### WRITTEN REQUEST
Set down the material below word for word, excluding the pictures.

====================

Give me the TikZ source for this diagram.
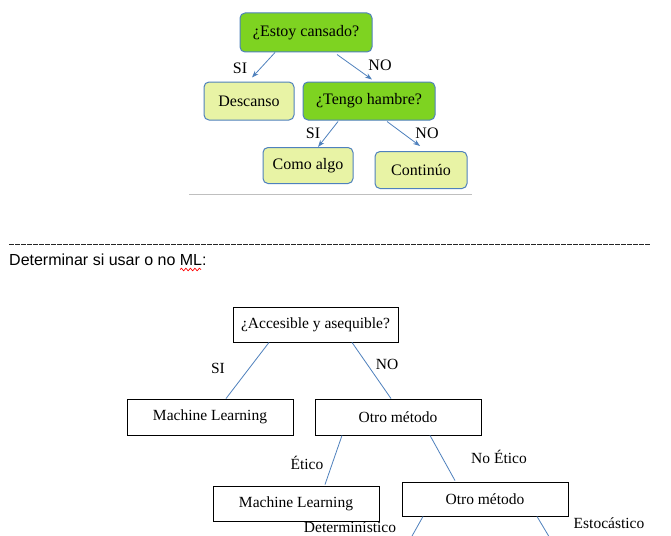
\documentclass[tikz,border=0pt]{standalone}
\usepackage{fontspec}
\setmainfont{Liberation Serif}
\newfontfamily\arialf{Liberation Sans}
\usetikzlibrary{arrows.meta,decorations.pathmorphing}
\definecolor{qgreen}{RGB}{126,211,33}
\definecolor{qlight}{RGB}{232,243,165}
\definecolor{qblue}{RGB}{79,129,189}
\begin{document}
\begin{tikzpicture}[x=1pt,y=-1pt,
  qbase/.style={draw=qblue, line width=1pt, rounded corners=5pt, inner sep=0pt,
    font=\fontsize{16}{19}\selectfont},
  qgreenbox/.style={qbase, fill=qgreen},
  qlightbox/.style={qbase, fill=qlight},
  qarrow/.style={draw=qblue, line width=0.8pt, -{Stealth[length=7pt,width=5pt]}},
  toplab/.style={inner sep=0pt, font=\fontsize{16}{19}\selectfont},
  wbox/.style={draw=black, line width=0.9pt, fill=white, inner sep=0pt,
    minimum width=166pt, minimum height=36pt, font=\fontsize{15.5}{18}\selectfont},
  bline/.style={draw=qblue, line width=0.8pt},
  botlab/.style={inner sep=0pt, font=\fontsize{15.5}{18}\selectfont}]
\useasboundingbox (0,0) rectangle (671,535);
\clip (0,0) rectangle (671,535);
\fill[white] (0,0) rectangle (671,535);

% ---------- top tree ----------
\node[qgreenbox, minimum width=132pt, minimum height=39pt] (n1) at (306,32.5) {¿Estoy cansado?};
\node[qlightbox, minimum width=90pt, minimum height=38pt] (n2) at (249,101) {Descanso};
\node[qgreenbox, minimum width=132pt, minimum height=38pt] (n3) at (369,101) {¿Tengo hambre?};
\node[qlightbox, minimum width=90pt, minimum height=36pt] (n4) at (308,165.5) {Como algo};
\node[qlightbox, minimum width=92pt, minimum height=37pt] (n5) at (421,170) {Continúo};

\draw[qarrow] ([xshift=-31pt]n1.south) -- ([xshift=3pt,yshift=4pt]n2.north);
\draw[qarrow] ([xshift=31pt,yshift=-2pt]n1.south) -- ([xshift=3pt,yshift=2pt]n3.north);
\draw[qarrow] ([xshift=-31pt,yshift=-1pt]n3.south) -- ([xshift=10pt]n4.north);
\draw[qarrow] ([xshift=18pt,yshift=-1pt]n3.south) -- ([xshift=-1pt,yshift=5pt]n5.north);

\node[toplab] (l1) at (240,68) {SI};
\node[toplab] (l2) at (380,65) {NO};
\node[toplab] (l3) at (313,133) {SI};
\node[toplab] (l4) at (427,133) {NO};

\draw[color=black!25, line width=1pt] (189,194.5) -- (472,194.5);

% ---------- separator ----------
\draw[black!85, line width=0.8pt, dash pattern=on 4.5pt off 1.5pt] (9,244) -- (650,244);
\node[anchor=base west, inner sep=0pt, font=\arialf\fontsize{16}{19}\selectfont] (hdr) at (9,265) {Determinar si usar o no ML:};
\draw[red, line width=0.7pt, decorate, decoration={snake, amplitude=1.3pt, segment length=4.5pt}] (180,269.5) -- (201,269.5);

% ---------- bottom tree ----------
\node[wbox, minimum width=165pt, minimum height=35pt] (b1) at (315.5,324.5) {¿Accesible y asequible?};
\node[wbox] (b2) at (210,417) {Machine Learning};
\node[wbox] (b3) at (398,417) {Otro método};
\node[wbox, minimum height=35pt] (b4) at (296,503.5) {Machine Learning};
\node[wbox, minimum height=34pt] (b5) at (485,499) {Otro método};

\coordinate (c1) at (407,545);
\coordinate (c2) at (554,545);

\draw[bline] ([xshift=-46.5pt]b1.south) -- ([xshift=16pt]b2.north);
\draw[bline] ([xshift=36.5pt]b1.south) -- ([xshift=-7pt]b3.north);
\draw[bline] ([xshift=-56pt]b3.south) -- ([xshift=29pt,yshift=1pt]b4.north);
\draw[bline] ([xshift=32pt]b3.south) -- ([xshift=-30pt,yshift=1pt]b5.north);
\draw[bline] ([xshift=-62pt]b5.south) -- (c1);
\draw[bline] ([xshift=52pt]b5.south) -- (c2);

\node[botlab] (m1) at (218,368) {SI};
\node[botlab] (m2) at (387,364) {NO};
\node[botlab] (m3) at (307,463) {Ético};
\node[botlab] (m4) at (499,457) {No Ético};
\node[botlab, anchor=base, text depth=0pt] (m5) at (350,532) {Determinístico};
\node[botlab, anchor=base] (m6) at (609,528) {Estocástico};
\end{tikzpicture}
\end{document}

====================

### COMPLETED TASK
Give me the TikZ source for this diagram.
\documentclass[tikz,border=0pt]{standalone}
\usepackage{fontspec}
\setmainfont{Liberation Serif}
\newfontfamily\arialf{Liberation Sans}
\usetikzlibrary{arrows.meta,decorations.pathmorphing}
\definecolor{qgreen}{RGB}{126,211,33}
\definecolor{qlight}{RGB}{232,243,165}
\definecolor{qblue}{RGB}{79,129,189}
\begin{document}
\begin{tikzpicture}[x=1pt,y=-1pt,
  qbase/.style={draw=qblue, line width=1pt, rounded corners=5pt, inner sep=0pt,
    font=\fontsize{16}{19}\selectfont},
  qgreenbox/.style={qbase, fill=qgreen},
  qlightbox/.style={qbase, fill=qlight},
  qarrow/.style={draw=qblue, line width=0.8pt, -{Stealth[length=7pt,width=5pt]}},
  toplab/.style={inner sep=0pt, font=\fontsize{16}{19}\selectfont},
  wbox/.style={draw=black, line width=0.9pt, fill=white, inner sep=0pt,
    minimum width=166pt, minimum height=36pt, font=\fontsize{15.5}{18}\selectfont},
  bline/.style={draw=qblue, line width=0.8pt},
  botlab/.style={inner sep=0pt, font=\fontsize{15.5}{18}\selectfont}]
\useasboundingbox (0,0) rectangle (671,535);
\clip (0,0) rectangle (671,535);
\fill[white] (0,0) rectangle (671,535);

% ---------- top tree ----------
\node[qgreenbox, minimum width=132pt, minimum height=39pt] (n1) at (306,32.5) {¿Estoy cansado?};
\node[qlightbox, minimum width=90pt, minimum height=38pt] (n2) at (249,101) {Descanso};
\node[qgreenbox, minimum width=132pt, minimum height=38pt] (n3) at (369,101) {¿Tengo hambre?};
\node[qlightbox, minimum width=90pt, minimum height=36pt] (n4) at (308,165.5) {Como algo};
\node[qlightbox, minimum width=92pt, minimum height=37pt] (n5) at (421,170) {Continúo};

\draw[qarrow] ([xshift=-31pt]n1.south) -- ([xshift=3pt,yshift=4pt]n2.north);
\draw[qarrow] ([xshift=31pt,yshift=-2pt]n1.south) -- ([xshift=3pt,yshift=2pt]n3.north);
\draw[qarrow] ([xshift=-31pt,yshift=-1pt]n3.south) -- ([xshift=10pt]n4.north);
\draw[qarrow] ([xshift=18pt,yshift=-1pt]n3.south) -- ([xshift=-1pt,yshift=5pt]n5.north);

\node[toplab] (l1) at (240,68) {SI};
\node[toplab] (l2) at (380,65) {NO};
\node[toplab] (l3) at (313,133) {SI};
\node[toplab] (l4) at (427,133) {NO};

\draw[color=black!25, line width=1pt] (189,194.5) -- (472,194.5);

% ---------- separator ----------
\draw[black!85, line width=0.8pt, dash pattern=on 4.5pt off 1.5pt] (9,244) -- (650,244);
\node[anchor=base west, inner sep=0pt, font=\arialf\fontsize{16}{19}\selectfont] (hdr) at (9,265) {Determinar si usar o no ML:};
\draw[red, line width=0.7pt, decorate, decoration={snake, amplitude=1.3pt, segment length=4.5pt}] (180,269.5) -- (201,269.5);

% ---------- bottom tree ----------
\node[wbox, minimum width=165pt, minimum height=35pt] (b1) at (315.5,324.5) {¿Accesible y asequible?};
\node[wbox] (b2) at (210,417) {Machine Learning};
\node[wbox] (b3) at (398,417) {Otro método};
\node[wbox, minimum height=35pt] (b4) at (296,503.5) {Machine Learning};
\node[wbox, minimum height=34pt] (b5) at (485,499) {Otro método};

\coordinate (c1) at (407,545);
\coordinate (c2) at (554,545);

\draw[bline] ([xshift=-46.5pt]b1.south) -- ([xshift=16pt]b2.north);
\draw[bline] ([xshift=36.5pt]b1.south) -- ([xshift=-7pt]b3.north);
\draw[bline] ([xshift=-56pt]b3.south) -- ([xshift=29pt,yshift=1pt]b4.north);
\draw[bline] ([xshift=32pt]b3.south) -- ([xshift=-30pt,yshift=1pt]b5.north);
\draw[bline] ([xshift=-62pt]b5.south) -- (c1);
\draw[bline] ([xshift=52pt]b5.south) -- (c2);

\node[botlab] (m1) at (218,368) {SI};
\node[botlab] (m2) at (387,364) {NO};
\node[botlab] (m3) at (307,463) {Ético};
\node[botlab] (m4) at (499,457) {No Ético};
\node[botlab, anchor=base, text depth=0pt] (m5) at (350,532) {Determinístico};
\node[botlab, anchor=base] (m6) at (609,528) {Estocástico};
\end{tikzpicture}
\end{document}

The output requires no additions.